While Utah is awaiting word on whether nuclear waste will be stored in Skull Valley, we may not have to worry about mustard gas coming to Tooele.
Sen. Bob Bennett, R-Utah, managed to get the Senate Appropriations Committee to add language blocking the shipment of the chemical weapon from Pueblo, Colo. to Tooele for chemical neutralization. The language was included in the Emergency Supplemental Appropriations Bill, which now awaits full Senate approval.
It appears that the budget bill may be the only way to get the Defense Department's attention on the matter.
Michael W. Wynne, acting undersecretary of defense, told U.S. Rep. Jim Matheson, D-Utah, that while his department acknowledges that moving mustard gas to Utah would require an act of Congress, the government remains committed to disposing of the material in Tooele.
In January, Republican Sen. Orrin Hatch, Matheson and Colorado's senators moved to block a Defense Department plan to ship mustard gas to Utah for destruction rather than spend money on a facility in Colorado.
Federal law bars shipping chemical weapons across state lines because of the dangers these weapons pose, dangers that don't dissipate because the Defense Department has a war to fight, or because the government wants to save a couple bucks.
While mustard gas isn't as lethal as nerve gas, it still poses a significant threat to public health and safety. Mustard gas is a blistering agent that burns the skin and eyes of its victims. If it's inhaled, it can damage the lungs and other internal organs. It either kills people outright, gives them cancer or leaves them disfigured and ailing the rest of their lives.
Unlike battlefield nerve agents that dissipate rapidly, mustard gas has a delayed action: Victims may not experience symptoms for hours after exposure. It also lingers in the environment long after being deployed.
A train or truck accident involving a mustard gas shipment has the potential for killing nearby people or emergency responders who may not be immediately aware of the cargo's deadly nature. A spill would cause severe economic damage in a populated area.
Granted, there are other hazardous materials that are routinely shipped around the country, but those materials are not military weapons designed to kill and maim, and they are shipped in clearly marked containers so police and firefighters know exactly what they're dealing with. It's unlikely the Defense Department would display a hazardous waste placard on the shipment accurately describing what's inside, since that would make it all the easier for a terrorist to turn the shipment into a weapon of mass destruction.

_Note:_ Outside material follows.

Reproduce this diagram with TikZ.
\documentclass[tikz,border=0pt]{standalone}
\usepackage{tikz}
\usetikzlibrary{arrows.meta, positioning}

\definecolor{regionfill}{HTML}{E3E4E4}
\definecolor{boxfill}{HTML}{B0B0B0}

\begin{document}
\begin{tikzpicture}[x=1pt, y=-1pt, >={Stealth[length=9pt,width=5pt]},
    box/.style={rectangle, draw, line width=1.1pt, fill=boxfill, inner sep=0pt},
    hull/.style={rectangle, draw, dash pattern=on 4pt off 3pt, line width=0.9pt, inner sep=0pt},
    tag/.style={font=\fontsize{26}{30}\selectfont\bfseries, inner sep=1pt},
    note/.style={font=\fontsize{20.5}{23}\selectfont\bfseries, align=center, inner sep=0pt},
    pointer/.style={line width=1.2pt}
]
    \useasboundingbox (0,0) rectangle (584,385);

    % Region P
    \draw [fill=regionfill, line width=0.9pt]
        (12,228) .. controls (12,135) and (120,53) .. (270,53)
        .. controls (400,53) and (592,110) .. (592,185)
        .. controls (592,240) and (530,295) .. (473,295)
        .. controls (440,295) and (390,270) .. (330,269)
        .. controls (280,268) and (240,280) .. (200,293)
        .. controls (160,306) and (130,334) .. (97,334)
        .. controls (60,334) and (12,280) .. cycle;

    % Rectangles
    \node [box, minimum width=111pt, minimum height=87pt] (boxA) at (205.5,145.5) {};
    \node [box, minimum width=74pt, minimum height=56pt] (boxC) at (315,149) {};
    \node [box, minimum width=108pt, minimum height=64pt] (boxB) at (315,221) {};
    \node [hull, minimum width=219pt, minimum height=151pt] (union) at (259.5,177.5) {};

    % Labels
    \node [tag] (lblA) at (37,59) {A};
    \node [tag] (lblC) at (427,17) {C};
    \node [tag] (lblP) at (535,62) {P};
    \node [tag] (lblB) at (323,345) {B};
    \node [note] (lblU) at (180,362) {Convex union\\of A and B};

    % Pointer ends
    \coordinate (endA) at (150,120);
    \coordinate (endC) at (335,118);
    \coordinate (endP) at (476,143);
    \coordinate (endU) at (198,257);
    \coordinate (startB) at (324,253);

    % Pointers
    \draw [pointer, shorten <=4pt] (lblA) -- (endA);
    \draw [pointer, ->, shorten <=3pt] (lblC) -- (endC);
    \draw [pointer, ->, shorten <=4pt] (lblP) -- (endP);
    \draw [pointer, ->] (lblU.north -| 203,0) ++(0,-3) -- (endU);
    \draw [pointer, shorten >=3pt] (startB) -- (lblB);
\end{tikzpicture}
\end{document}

Building a facility to destroy the Colorado cache may not seem cost-effective to the military (news reports estimate the cost at $2.6 billion), but when we're dealing with the lives of people living along the shipping routes, it sounds cheap. By insisting on exploring a Utah option, the Defense Department is saying that Utahns are expendable, as it did during the atomic bomb tests a half-century ago.
Bennett's amendment to the budget bill should get that point across clearly for the Defense Department and spur it into destroying the mustard gas on the current site rather than putting Utahns at risk.
This story appeared in The Daily Herald on page A5.